Casey Heynes vs Richard Gale bully video

Has anyone heard if it. At a school in Sydney Australia, 2 boys got in a fight. Richard Gale, a 12 year old was bullying 15 year old Casey Heynes. Casey has been bullyed all his life and snaped, he grabed him and body slamed him to the ground. Both boys are in troble now. I’m on Casey’s side as I think that Richard is lying about what he told.

Fight at school
Link removed for vulgarity and violence. This is a family-friendly site, but of course, members are free to search this on Youtube on your own initiative - TDIT

Casey’s interview
youtube.com/watch?v=T-5jktFu4iE

Richard’s interview
youtube.com/watch?v=__IjcLVB … re=related

Great topic, Pixarfan91! I was thinking of posting this but was not sure if it was appropriate for this family-friendly forum. I have removed the link to the actual video out of concern for younger members here (for Richard’s use of the F-bomb at one point), but hey, you guys are free to search this on Youtube, if you want…

Anyway, this has been a pretty huge news in Australia, and especially since I live in Sydney myself, this is of huge interest to me. Two things to take note, here. Firstly, the two interviews are from rival TV networks, Channel 7’s Today Tonight and Channel 9’s A Current Affair. Naturally, one of them has to take the side of the bully and present ‘his side’.

Secondly, Richard doesn’t come off as very convincing for his apology. He exhibits classic signs of sociopathic behaviour such as ‘fake remorse’ while he was listening to his mum’s phone call (No tears, no whimpering, no chest heaving or furrowed eyebrows, or curled bottom lip). Watch his micro-expressions, you can see him smile at some points when he’s explaining his version. Towards the end of the interview, he is asked whether he feels sorry. He hesitates, says “No”, before correcting with a “Yes”. He appears insincere, unequivocal, and unrepentant. The most telling sign is with his parting answer to whether he will bully again. “Most probably not,” instead of a direct “No, I won’t.”

Compare this with Casey’s earnest expressions, how he describes his bullying experiences in detail as opposed to Richard’s rather vague attempt at justifying his actions (I think he’s lying about bullied himself). And look carefully at the end, when he tears up as he describes the support of people who share similar experiences with him. If he was indeed a bully, he would be showing a ‘serial killer grin’ (a smile commonly used by megalomaniac or narcissistic felons when their crimes are read in court).

I know all this from reading several body-language books, watching shows like ‘Lie to Me’ and ‘NCIS:LA’ and common-sense intuition, and I’m saying, Richard is a liar. If you don’t believe me, watch his video again, except this time put it on mute and pay close attention to his body language. Or read this blog post of a murderer’s sentencing and watch that interview again.

If anything, the people I feel most sorry for are not Casey (who some would say used ‘excessive force’ in his self-defense), but Richard’s parents. Especially Richard’s dad, who is clearly feeling upset at the demonisation of his family as a result of his son’s irresponsible actions.

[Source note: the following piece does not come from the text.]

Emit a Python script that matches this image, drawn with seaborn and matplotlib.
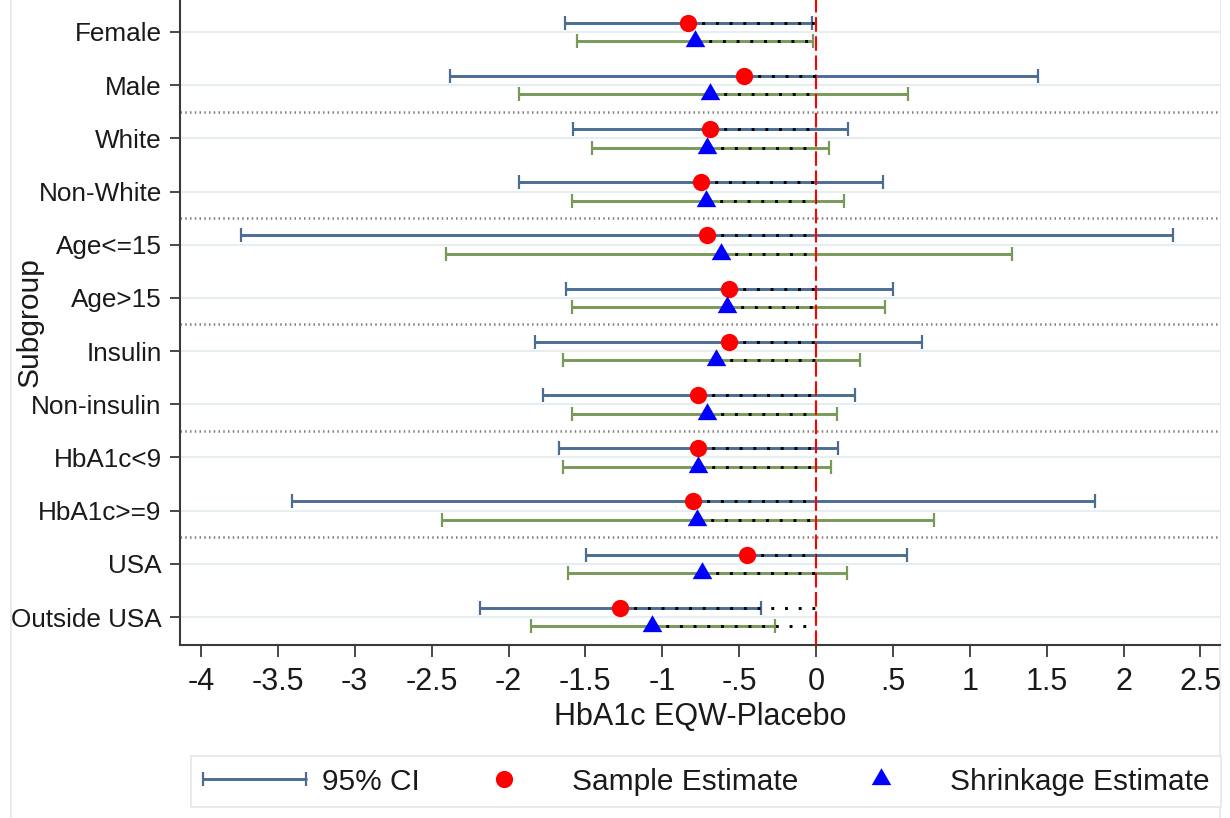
import numpy as np
import pandas as pd
import matplotlib
matplotlib.use("Agg")
import matplotlib.pyplot as plt
from matplotlib.lines import Line2D
from matplotlib.path import Path
from matplotlib.patches import Rectangle
from matplotlib.legend_handler import HandlerLine2D
from matplotlib.ticker import FuncFormatter
import seaborn as sns

# Subgroup treatment differences (HbA1c, EQW minus placebo)
subgroups = ["Female", "Male", "White", "Non-White", "Age<=15", "Age>15",
             "Insulin", "Non-insulin", "HbA1c<9", "HbA1c>=9", "USA", "Outside USA"]

sample_est = [-0.834, -0.466, -0.689, -0.750, -0.709, -0.566,
              -0.566, -0.765, -0.765, -0.798, -0.451, -1.275]
sample_lo = [-1.633, -2.378, -1.582, -1.930, -3.738, -1.628,
             -1.828, -1.774, -1.674, -3.410, -1.496, -2.185]
sample_hi = [-0.026, 1.447, 0.211, 0.434, 2.325, 0.499,
             0.692, 0.256, 0.141, 1.812, 0.594, -0.360]

shrink_est = [-0.790, -0.690, -0.707, -0.715, -0.618, -0.577,
              -0.650, -0.707, -0.765, -0.772, -0.741, -1.069]
shrink_lo = [-1.554, -1.930, -1.455, -1.587, -2.408, -1.587,
             -1.648, -1.589, -1.648, -2.432, -1.613, -1.854]
shrink_hi = [-0.021, 0.596, 0.085, 0.182, 1.275, 0.447,
             0.288, 0.134, 0.095, 0.765, 0.204, -0.267]

x_ticks = [-4, -3.5, -3, -2.5, -2, -1.5, -1, -0.5, 0, 0.5, 1, 1.5, 2, 2.5]
legend_labels = ["95% CI", "Sample Estimate", "Shrinkage Estimate"]

sns.set_theme(style="white")
plt.rcParams["font.family"] = ["Liberation Sans", "DejaVu Sans"]

ci_blue = "#4b6d94"
ci_green = "#789a58"
axis_col = "#3a3a3a"
text_col = "#1a1a1a"

rows = np.arange(len(subgroups))
off = 0.175
df = pd.DataFrame({
    "subgroup": subgroups,
    "row": rows,
    "y_sample": rows - off,
    "y_shrink": rows + off,
    "sample_est": sample_est, "sample_lo": sample_lo, "sample_hi": sample_hi,
    "shrink_est": shrink_est, "shrink_lo": shrink_lo, "shrink_hi": shrink_hi,
})

# triangle centred on its centroid
tri = Path([(0, 1), (-0.866, -0.5), (0.866, -0.5), (0, 1)],
           [Path.MOVETO, Path.LINETO, Path.LINETO, Path.CLOSEPOLY])

fig = plt.figure(figsize=(12.3, 8.18), dpi=100)
ax = fig.add_axes([180 / 1230, 173 / 818, 1040 / 1230, 645 / 818])

# faint row guides and dotted group separators
for r in rows:
    ax.axhline(r, color="#e6eef0", lw=1.5, zorder=0)
for s in [1.5, 3.5, 5.5, 7.5, 9.5]:
    ax.axhline(s, color="#7f7f7f", lw=1.8, ls=(0, (0.6, 1.3)), zorder=1)

# confidence intervals
ax.errorbar(df["sample_est"], df["y_sample"],
            xerr=[df["sample_est"] - df["sample_lo"], df["sample_hi"] - df["sample_est"]],
            fmt="none", ecolor=ci_blue, elinewidth=2.1, capsize=4.8, capthick=1.6, zorder=2)
ax.errorbar(df["shrink_est"], df["y_shrink"],
            xerr=[df["shrink_est"] - df["shrink_lo"], df["shrink_hi"] - df["shrink_est"]],
            fmt="none", ecolor=ci_green, elinewidth=2.1, capsize=4.8, capthick=1.6, zorder=2)

# reference line at zero
ax.axvline(0, color="red", lw=1.5, ls=(0, (7, 2.2)), zorder=3)

# dotted link from each estimate to zero
ax.hlines(df["y_sample"], df["sample_est"], 0, colors="black", lw=2.1,
          linestyles=[(0, (1.0, 3.7))], zorder=3.5)
ax.hlines(df["y_shrink"], df["shrink_est"], 0, colors="black", lw=2.1,
          linestyles=[(0, (1.0, 3.7))], zorder=3.5)

# point estimates
sns.scatterplot(data=df, x="sample_est", y="y_sample", color="red", marker="o",
                s=155, linewidth=0, ax=ax, zorder=5, legend=False)
sns.scatterplot(data=df, x="shrink_est", y="y_shrink", color="blue", marker=tri,
                s=266, linewidth=0, ax=ax, zorder=5, legend=False)

ax.set_xlim((180 - 816) / 153.75, (1220 - 816) / 153.75)
ax.set_ylim(11 + 28 / 53.2, -32 / 53.2)

ax.set_yticks(rows)
ax.set_yticklabels(subgroups)
ax.set_xticks(x_ticks)


def stata_fmt(v, _pos):
    s = f"{v:g}"
    if s.startswith("0."):
        s = s[1:]
    elif s.startswith("-0."):
        s = "-" + s[2:]
    return s


ax.xaxis.set_major_formatter(FuncFormatter(stata_fmt))

for side in ["top", "right"]:
    ax.spines[side].set_visible(False)
for side in ["left", "bottom"]:
    ax.spines[side].set_color(axis_col)
    ax.spines[side].set_linewidth(1.5)

ax.tick_params(axis="x", bottom=True, length=8.6, width=1.3, color=axis_col,
               pad=7, labelsize=22, labelcolor=text_col, direction="out")
ax.tick_params(axis="y", left=True, length=7.2, width=1.3, color=axis_col,
               pad=6, labelsize=18.8, labelcolor=text_col, direction="out")

ax.set_xlabel("HbA1c EQW-Placebo", fontsize=22, color=text_col)
ax.set_ylabel("Subgroup", fontsize=21.5, color=text_col)
ax.xaxis.set_label_coords(0.5, (645 - 717) / 645)
ax.xaxis.label.set_va("center")
ax.yaxis.set_label_coords((30 - 180) / 1040, 0.5)
ax.yaxis.label.set_va("center")

# light outer frame
fig.add_artist(Rectangle((11 / 1230, -0.02), (1220 - 11) / 1230, 1.05,
                         transform=fig.transFigure, fill=False,
                         edgecolor="#e0e8eb", lw=1.2, zorder=0))

handles = [
    Line2D([], [], color=ci_blue, lw=2.1, marker="|", markersize=9.6, mew=1.6),
    Line2D([], [], ls="none", marker="o", color="red", markersize=12.4, mew=0),
    Line2D([], [], ls="none", marker=tri, color="blue", markersize=16.3, mew=0),
]
leg = fig.legend(handles, legend_labels, loc="center",
                 bbox_to_anchor=(191 / 1230, 7 / 818, 1030 / 1230, 59 / 818),
                 mode="expand", ncol=3, fontsize=21.5, handlelength=3.45,
                 handletextpad=0.56, borderpad=0.39, borderaxespad=0,
                 frameon=True, fancybox=False, framealpha=1,
                 edgecolor="#e0e8eb",
                 handler_map={handles[0]: HandlerLine2D(numpoints=2, marker_pad=0)})
leg.get_frame().set_linewidth(1.2)
for t in leg.get_texts():
    t.set_color(text_col)

fig.savefig("out.png", dpi=100)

I personally, have been a victim of bullying, not in one, or two, but all three of the high schools I’ve been through. I know I brought none of this upon myself, because I had good friends who were similarly tormented by the bullies. Perhaps it was my naivety or trusting nature that led me to become the victim. Fortunately, I’ve made friends with my bully in the second school, and we left each other on good terms. It’s the other two that have left an unpleasant scar on my teenage years. I have since learnt to forgive and ‘make peace’ with them in my mind, though I really wouldn’t know what to say if I ever meet them again.

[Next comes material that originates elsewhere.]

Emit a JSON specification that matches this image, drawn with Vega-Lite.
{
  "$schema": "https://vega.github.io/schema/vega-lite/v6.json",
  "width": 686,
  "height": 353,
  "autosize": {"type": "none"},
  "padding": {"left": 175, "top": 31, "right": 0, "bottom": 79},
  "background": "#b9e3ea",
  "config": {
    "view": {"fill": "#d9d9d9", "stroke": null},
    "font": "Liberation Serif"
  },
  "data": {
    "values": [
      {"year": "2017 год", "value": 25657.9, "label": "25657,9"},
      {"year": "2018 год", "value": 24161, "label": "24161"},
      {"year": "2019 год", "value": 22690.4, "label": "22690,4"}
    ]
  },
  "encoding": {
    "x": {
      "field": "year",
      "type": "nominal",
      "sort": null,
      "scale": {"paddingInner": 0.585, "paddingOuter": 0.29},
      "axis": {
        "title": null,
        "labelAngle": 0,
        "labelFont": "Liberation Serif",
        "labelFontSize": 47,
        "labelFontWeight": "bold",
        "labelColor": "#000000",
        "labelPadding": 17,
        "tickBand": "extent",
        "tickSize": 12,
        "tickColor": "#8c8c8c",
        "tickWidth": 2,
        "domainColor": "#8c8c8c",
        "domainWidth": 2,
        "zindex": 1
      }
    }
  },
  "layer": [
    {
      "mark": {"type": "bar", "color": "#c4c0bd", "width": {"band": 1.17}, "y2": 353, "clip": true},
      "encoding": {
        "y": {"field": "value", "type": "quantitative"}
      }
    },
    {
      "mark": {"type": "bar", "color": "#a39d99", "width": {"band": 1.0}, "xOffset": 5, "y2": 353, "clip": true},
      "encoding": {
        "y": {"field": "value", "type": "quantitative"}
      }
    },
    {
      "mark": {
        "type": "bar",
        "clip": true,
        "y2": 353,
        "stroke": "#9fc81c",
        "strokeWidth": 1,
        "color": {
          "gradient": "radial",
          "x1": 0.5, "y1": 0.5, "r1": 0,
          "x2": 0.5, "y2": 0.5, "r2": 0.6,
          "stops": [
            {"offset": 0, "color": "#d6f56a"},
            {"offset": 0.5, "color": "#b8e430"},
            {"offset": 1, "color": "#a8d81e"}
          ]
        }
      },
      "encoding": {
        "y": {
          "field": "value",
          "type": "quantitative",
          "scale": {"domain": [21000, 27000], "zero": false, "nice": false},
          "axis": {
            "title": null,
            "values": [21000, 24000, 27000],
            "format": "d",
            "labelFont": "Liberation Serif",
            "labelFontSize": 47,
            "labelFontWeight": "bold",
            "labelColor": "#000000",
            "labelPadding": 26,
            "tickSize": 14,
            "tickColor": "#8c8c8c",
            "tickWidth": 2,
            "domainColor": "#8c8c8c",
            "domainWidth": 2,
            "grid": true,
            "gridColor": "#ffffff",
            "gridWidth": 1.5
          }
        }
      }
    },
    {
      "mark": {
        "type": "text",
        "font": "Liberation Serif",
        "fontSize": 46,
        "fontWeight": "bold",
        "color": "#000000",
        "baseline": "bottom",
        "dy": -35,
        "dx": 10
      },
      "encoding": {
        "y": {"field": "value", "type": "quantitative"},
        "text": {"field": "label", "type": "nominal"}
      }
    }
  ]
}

To all those who have been victims of bullies, all I can say is, things will get better. Elementary/high school is but only one stage of your life, and you have a whole life of friends and enemies ahead of you. The best thing you can do is to have courage in your beliefs, never treat anyone how you would not like to be treated, and make as many friends as you can. I won’t advise fighting back against the bully unless it’s a matter of life-and-death or in self-defense. Just ignore the bully or walk away. Then tell a teacher or a parent, and they’ll know what best to do. And please don’t think of yourself as a tattletale. That’s what the bullies want you to think. You have a right to a happy and fulfilling life, not one filled with fear and torment.

To bullies, I only ask that you think about what you are doing the victim. If you think you are only playing, or that this is the ‘good-natured fun’, let me tell you, it’s not when the target of your jokes or pranks are crying. If you think this person ‘deserves it’, let me ask you, would you like the same thing done to you? If your victim gets injured or killed (whether by your actions or self-imposed), can you live with that guilt for the rest of your life?